* **WHAT YOU HAVE TO DO**
Copy every line with the string "chart" in it.

* **GIVEN MATERIAL**
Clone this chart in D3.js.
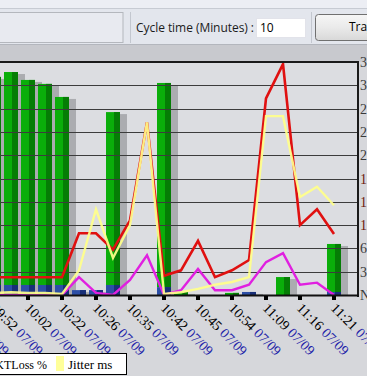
<!DOCTYPE html>
<html>
<head>
<meta charset="utf-8">
<script src="https://cdn.jsdelivr.net/npm/d3@7"></script>
<style>
  html, body { margin: 0; padding: 0; background: #d6d7db; overflow: hidden; }
  svg { display: block; }
</style>
</head>
<body>
<div id="chart"></div>
<script>
// Datos (una categoria cada ~17px, etiqueta cada dos)
var tickLabels = ["09:42", "", "09:52", "", "10:02", "", "10:22", "", "10:26", "", "10:35", "",
                  "10:42", "", "10:45", "", "10:54", "", "11:09", "", "11:16", "", "11:21"];
var dateLabel = "07/09";

// barras apiladas (eje izquierdo, 0-100)
var blueValues  = [4.3, 4.3, 4.3, 4.3, 4.3, 4.3, 4.3, 2.1, 2.1, 4.3, 0, 0, 3.4, 0, 0, 0, 0, 1.3, 0, 0, 0, 0, 1.3];
var greenValues = [85, 84, 89.3, 91.4, 88.0, 86.3, 80.7, 0, 0, 74.2, 0, 0, 87.6, 1.3, 0, 0, 0.9, 0, 0, 7.7, 0, 0, 20.6];

// lineas (eje derecho, 0-34)
var redValues     = [2.6, 2.6, 2.6, 2.6, 2.6, 2.6, 2.6, 9.0, 9.0, 6.6, 10.9, 25.2, 2.8, 3.6, 7.9, 2.6, 3.6, 5.1, 28.7, 33.7, 10.2, 12.5, 8.9];
var magentaValues = [0, 0, 0, 0, 0, 0, 0, 2.6, 0.3, 0, 2.2, 5.8, 0, 0.7, 3.8, 0.7, 0.7, 1.5, 4.8, 6.1, 1.5, 1.8, 0];
var yellowValues  = [0.3, 0.3, 0.3, 0.4, 0.3, 0.3, 0.15, 3.6, 12.5, 5.4, 10.2, 25.2, 0.15, 0.4, 0.9, 1.5, 1.9, 2.6, 26.1, 26.1, 14.3, 15.8, 13.1];

var rightTicks = [0, 3.4, 6.8, 10.2, 13.6, 17, 20.4, 23.8, 27.2, 30.6, 34];
var rightTickLabels = ["N", "3.4", "6.8", "10.2", "13.6", "17", "20.4", "23.8", "27.2", "30.6", "34"];

var W = 367, H = 376;
var plot = { left: -60, right: 358, top: 62, bottom: 295 };

var svg = d3.select("#chart").append("svg")
  .attr("width", W).attr("height", H);

// ---- barra de herramientas superior ----
var grad = svg.append("defs").append("linearGradient")
  .attr("id", "btn").attr("x1", 0).attr("y1", 0).attr("x2", 0).attr("y2", 1);
grad.append("stop").attr("offset", "0%").attr("stop-color", "#f6f6f6");
grad.append("stop").attr("offset", "50%").attr("stop-color", "#eaeaea");
grad.append("stop").attr("offset", "100%").attr("stop-color", "#d8d8d8");

svg.append("rect").attr("x", 0).attr("y", 0).attr("width", W).attr("height", 45).attr("fill", "#e3e6ed");
svg.append("rect").attr("x", 0).attr("y", 0).attr("width", W).attr("height", 8).attr("fill", "#eceef4");
svg.append("line").attr("x1", 0).attr("x2", W).attr("y1", 8.5).attr("y2", 8.5).attr("stroke", "#c7cbd3");
svg.append("rect").attr("x", -2).attr("y", 12.5).attr("width", 125).attr("height", 30).attr("fill", "#e8eaf0")
  .attr("stroke", "#b4b7bd");
svg.append("line").attr("x1", 130.5).attr("x2", 130.5).attr("y1", 12).attr("y2", 43).attr("stroke", "#c3c7cf");
svg.append("line").attr("x1", 311.5).attr("x2", 311.5).attr("y1", 12).attr("y2", 43).attr("stroke", "#c3c7cf");
svg.append("line").attr("x1", 0).attr("x2", W).attr("y1", 44.5).attr("y2", 44.5).attr("stroke", "#b3b6bd");

svg.append("text").attr("x", 136).attr("y", 32)
  .attr("font-family", "'Open Sans', 'Noto Sans', sans-serif").attr("font-size", 12)
  .attr("textLength", 118).attr("fill", "#1b1b1b")
  .text("Cycle time (Minutes) :");
svg.append("rect").attr("x", 256.5).attr("y", 18.5).attr("width", 49).attr("height", 19)
  .attr("fill", "#ffffff").attr("stroke", "#e2e3ea");
svg.append("text").attr("x", 260).attr("y", 32)
  .attr("font-family", "'Open Sans', 'Noto Sans', sans-serif").attr("font-size", 12).attr("fill", "#000")
  .text("10");
svg.append("rect").attr("x", 315.5).attr("y", 14.5).attr("width", 60).attr("height", 26).attr("rx", 3)
  .attr("fill", "url(#btn)").attr("stroke", "#707070");
svg.append("text").attr("x", 349).attr("y", 31)
  .attr("font-family", "'Open Sans', 'Noto Sans', sans-serif").attr("font-size", 12).attr("fill", "#000")
  .text("Tray");

// banda gris sobre el grafico
svg.append("rect").attr("x", 0).attr("y", 45).attr("width", W).attr("height", 17).attr("fill", "#c8c9ce");

// ---- escalas ----
var x = d3.scalePoint().domain(d3.range(tickLabels.length)).range([-40, 334]);
var yL = d3.scaleLinear().domain([0, 100]).range([plot.bottom, plot.top]);
var yR = d3.scaleLinear().domain([0, 34]).range([plot.bottom, plot.top]);

svg.append("clipPath").attr("id", "clip").append("rect")
  .attr("x", plot.left).attr("y", plot.top).attr("width", plot.right - plot.left).attr("height", plot.bottom - plot.top);

svg.append("rect").attr("x", 0).attr("y", plot.top).attr("width", plot.right).attr("height", plot.bottom - plot.top)
  .attr("fill", "#dcdde1");

var g = svg.append("g").attr("clip-path", "url(#clip)");

// datos de barras
var bars = d3.range(tickLabels.length).map(function(i) {
  return { i: i, blue: blueValues[i], green: greenValues[i], total: blueValues[i] + greenValues[i] };
}).filter(function(d) { return d.total > 0; });

var bw = 14;

// sombras
g.selectAll(".shadow").data(bars).enter().append("rect")
  .attr("class", "shadow")
  .attr("x", function(d) { return x(d.i) - bw / 2 + 7; })
  .attr("y", function(d) { return yL(d.total) + 2; })
  .attr("width", bw)
  .attr("height", function(d) { return plot.bottom - yL(d.total) - 2; })
  .attr("fill", "#abacb0");

// segmento verde (arriba)
var greenBars = bars.filter(function(d) { return d.green > 0; });
g.selectAll(".green").data(greenBars).enter().append("rect")
  .attr("class", "green")
  .attr("x", function(d) { return x(d.i) - bw / 2; })
  .attr("y", function(d) { return yL(d.total); })
  .attr("width", bw)
  .attr("height", function(d) { return yL(d.blue) - yL(d.total); })
  .attr("fill", "#0aae0a");
g.selectAll(".green-dark").data(greenBars).enter().append("rect")
  .attr("class", "green-dark")
  .attr("x", function(d) { return x(d.i) + 1; })
  .attr("y", function(d) { return yL(d.total); })
  .attr("width", bw / 2 - 1)
  .attr("height", function(d) { return yL(d.blue) - yL(d.total); })
  .attr("fill", "#057d05");

// segmento azul (abajo)
var blueBars = bars.filter(function(d) { return d.blue > 0; });
g.selectAll(".blue").data(blueBars).enter().append("rect")
  .attr("class", "blue")
  .attr("x", function(d) { return x(d.i) - bw / 2; })
  .attr("y", function(d) { return yL(d.blue); })
  .attr("width", bw)
  .attr("height", function(d) { return plot.bottom - yL(d.blue); })
  .attr("fill", "#2c4ea6");
g.selectAll(".blue-dark").data(blueBars).enter().append("rect")
  .attr("class", "blue-dark")
  .attr("x", function(d) { return x(d.i) + 1; })
  .attr("y", function(d) { return yL(d.blue); })
  .attr("width", bw / 2 - 1)
  .attr("height", function(d) { return plot.bottom - yL(d.blue); })
  .attr("fill", "#182f78");

// lineas de cuadricula (por encima de las barras)
g.selectAll(".grid").data(rightTicks.slice(1, -1)).enter().append("line")
  .attr("class", "grid")
  .attr("x1", plot.left).attr("x2", plot.right)
  .attr("y1", function(d) { return Math.round(yR(d)) + 0.5; })
  .attr("y2", function(d) { return Math.round(yR(d)) + 0.5; })
  .attr("stroke", "#3c3c3c").attr("stroke-width", 1);

// series de lineas
var line = d3.line()
  .x(function(d, i) { return x(i); });

function drawLine(values, color, width, opacity) {
  g.append("path")
    .datum(values)
    .attr("fill", "none")
    .attr("stroke", color)
    .attr("stroke-width", width)
    .attr("stroke-opacity", opacity)
    .attr("stroke-linejoin", "miter")
    .attr("d", line.y(function(d) { return yR(d); }));
}
drawLine(redValues, "#e01010", 2.6, 1);
drawLine(magentaValues, "#e020e0", 2.4, 1);
drawLine(yellowValues, "#ffff8a", 2.4, 0.92);

// bordes y eje
svg.append("line").attr("x1", 0).attr("x2", plot.right + 1).attr("y1", plot.top).attr("y2", plot.top)
  .attr("stroke", "#1a1a1a").attr("stroke-width", 2);
svg.append("line").attr("x1", plot.right).attr("x2", plot.right).attr("y1", plot.top - 1).attr("y2", plot.bottom + 2)
  .attr("stroke", "#1a1a1a").attr("stroke-width", 2);
svg.append("line").attr("x1", 0).attr("x2", plot.right + 1).attr("y1", plot.bottom + 0.5).attr("y2", plot.bottom + 0.5)
  .attr("stroke", "#111").attr("stroke-width", 2);

// marcas del eje x
var labeled = d3.range(tickLabels.length).filter(function(i) { return tickLabels[i] !== ""; });
svg.selectAll(".tick").data(labeled).enter().append("rect")
  .attr("class", "tick")
  .attr("x", function(i) { return x(i) - 2; })
  .attr("y", plot.bottom + 1)
  .attr("width", 4).attr("height", 4)
  .attr("fill", "#000");

// etiquetas del eje x, rotadas 45 grados
var lbl = svg.selectAll(".xlabel").data(labeled).enter().append("text")
  .attr("class", "xlabel")
  .attr("transform", function(i) { return "translate(" + (x(i) - 4) + "," + 309 + ") rotate(45)"; })
  .attr("font-family", "'Liberation Serif', 'Times New Roman', serif")
  .attr("font-size", 14);
lbl.append("tspan").attr("fill", "#000").text(function(i) { return tickLabels[i]; });
lbl.append("tspan").attr("fill", "#1c1ca8").text(" " + dateLabel);

// etiquetas del eje derecho (cortadas por el borde)
svg.selectAll(".rlabel").data(rightTicks).enter().append("text")
  .attr("class", "rlabel")
  .attr("x", 360)
  .attr("y", function(d) { return yR(d) + 5; })
  .attr("font-family", "'Liberation Serif', 'Times New Roman', serif")
  .attr("font-size", 14)
  .attr("fill", function(d) { return (d >= 10 && d < 20) ? "#6e1a0c" : "#3a3a3a"; })
  .text(function(d, i) { return rightTickLabels[i]; });

// leyenda
var legend = svg.append("g");
legend.append("rect").attr("x", -5.5).attr("y", 353.5).attr("width", 132).attr("height", 21)
  .attr("fill", "#ffffff").attr("stroke", "#000");
legend.append("text").attr("x", 47).attr("y", 369).attr("text-anchor", "end")
  .attr("font-family", "'Liberation Serif', 'Times New Roman', serif").attr("font-size", 12)
  .text("PKTLoss %");
legend.append("rect").attr("x", 56).attr("y", 356).attr("width", 8).attr("height", 15).attr("fill", "#ffff99");
legend.append("text").attr("x", 68).attr("y", 369)
  .attr("font-family", "'Liberation Serif', 'Times New Roman', serif").attr("font-size", 13)
  .text("Jitter ms");
</script>
</body>
</html>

* **ANSWER IN FULL**
Clone this chart in D3.js.
<div id="chart"></div>
var svg = d3.select("#chart").append("svg")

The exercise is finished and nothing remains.